Ciascuno testimonia la meta che persegue e cioè quale desiderio regge la propria vita, per cosa vale la pena spendersi.
Chi si organizza secondo una modalità di preservazione, avendo come criterio di discernimento l’accumulo e la convenienza per sé, nutre avarizia e risentimento difensivo perdendo, così, il gusto dell’amore.
L’avventura della vita, piuttosto, è una chiamata a lasciarsi destabilizzare e a perdere qualcosa per seguire l’orizzonte di riferimento. Senza rischio non ci sarebbe movimento ma questo si verifica quando il rischio è per vivere e cioè per crescere ed aprirsi all’inedito del domani.
Chi sceglie una via di finzione mortifera pensa di rischiare quando invece calcola meticolosamente i suoi passi ed assume una postura diffidente perché, in fondo, si pensa in modo autoreferenziale e non relazionale.
Quello che siamo è frutto di una rapporto di reciprocità in cui la relazione precede l’individuazione e, quindi, ciascuno continua a maturare approfondendo il rapporto con l’altro e la realtà che lo circonda.
Oggi la nostra Comunità di Danisinni celebra la solennità di Sant’Agnese testimone di cosa significhi consumarsi per amore. Agnese, ancora dodicenne, ci rimanda al legame che reggeva la sua vita e che gli permetteva di rimanere orientata nel cammino malgrado le lusinghe e le persecuzioni di questo mondo.
La vita spirituale, infatti, è provata da una duplice tentazione: quella seduttiva che vuole attrarre verso un fascino che fa perdere l’orizzonte di senso fino a sottomettere all’idolo di turno come accade nel caso della corruzione per soldi, per le apparenze o per la smodata ricerca di piacere; oppure quella minacciosa che vorrebbe dirigere verso scelte dettate dalla paura. È quello che compie il sistema mafioso che a principio vorrebbe lusingare con accordi di favore o tangenti e, quando non riesce, inizia le intimidazioni fino alle minacce di morte.
Sant’Agnese non ha ceduto alle proposte lusinghiere dei potenziali mariti e neppure a chi minacciava di toglierle la vita come, di fatto, è accaduto.
Per lei il legame con il Cielo aveva un valore ben più profondo di simili proposte, è questa la testimonianza che ci viene dai martiri, loro ci rivelano per chi vivono e non per cosa muoiono.

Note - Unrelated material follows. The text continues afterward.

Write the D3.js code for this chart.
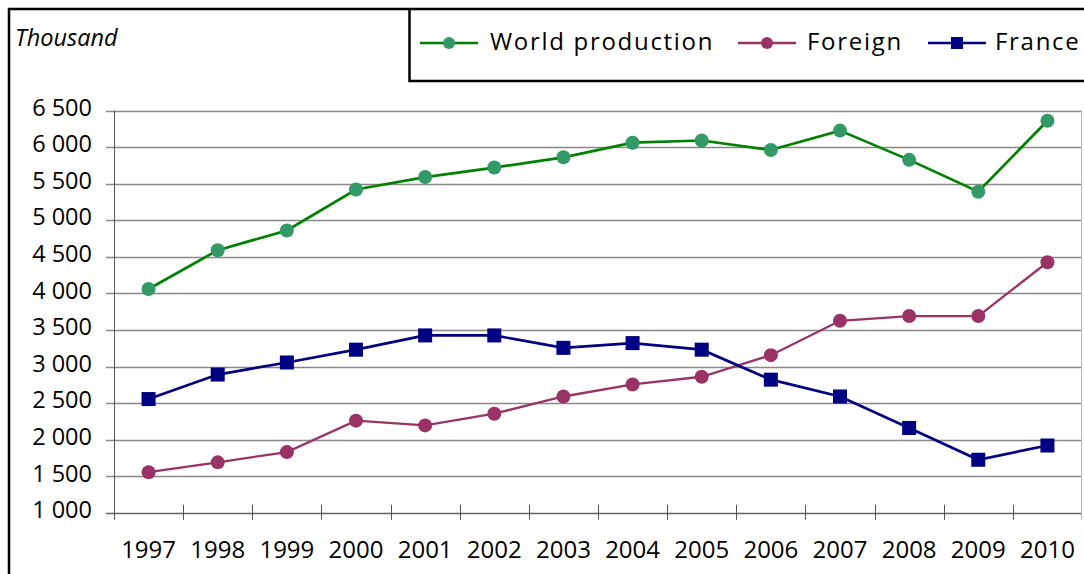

La loro è una scelta di vita sino alla fine ed è per questo che don Pino Puglisi poté sorridere al suo sicario perché aveva chiaro che niente lo avrebbe separato dall’amore di Cristo.
In questa scelta preferenziale consiste la missione di ciascuno. Il dono di sé è frutto dell’accoglienza dell’amore, se non ci si lascia amare da Dio le opere rischiano di risultare vuote perché proprie e, quindi, per autocompiacimento.
Il Maestro chiama come rivela il Vangelo di oggi e invita a lasciare tutto per seguire. Per camminare la fiducia nel Cielo deve essere piena, le ancore di salvezza altrimenti si rivelano delle zavorre che incatenano impedendo il viaggio. Eppure Gesù dice loro che li avrebbe resi pescatori di uomini e in questo c’è un risignificare la loro vita: mentre prima pescavano per nutrire se stessi ora sono invitati a pescare per salvare e cioè generare alla vita altri.
A Danisinni oggi viene accolto un simulacro ligneo di Sant’Agnese che viene donato dalla Parrocchia di San Gaetano a Brancaccio. Dalla Comunità che fu guidata da don Pino Puglisi ci giunge un dono che siamo chiamati a custodire e meditare.
La storia dei santi e delle Comunità si intreccia perché la loro vita è dono per rendere feconda la Chiesa. La loro testimonianza è ammirabile ma non imitabile in quanto a ciascuno è dato di rispondere in modo unico e originale alla chiamata di Dio.
L’unicità emerge quando si risponde alla propria vocazione e, ancora una volta, la vita spirituale ci ricorda che nessuno vive per se stesso ma esistiamo per condividere la bellezza della vita che si orienta al Cielo. Solo nel dono di sé si esprime la vera bellezza!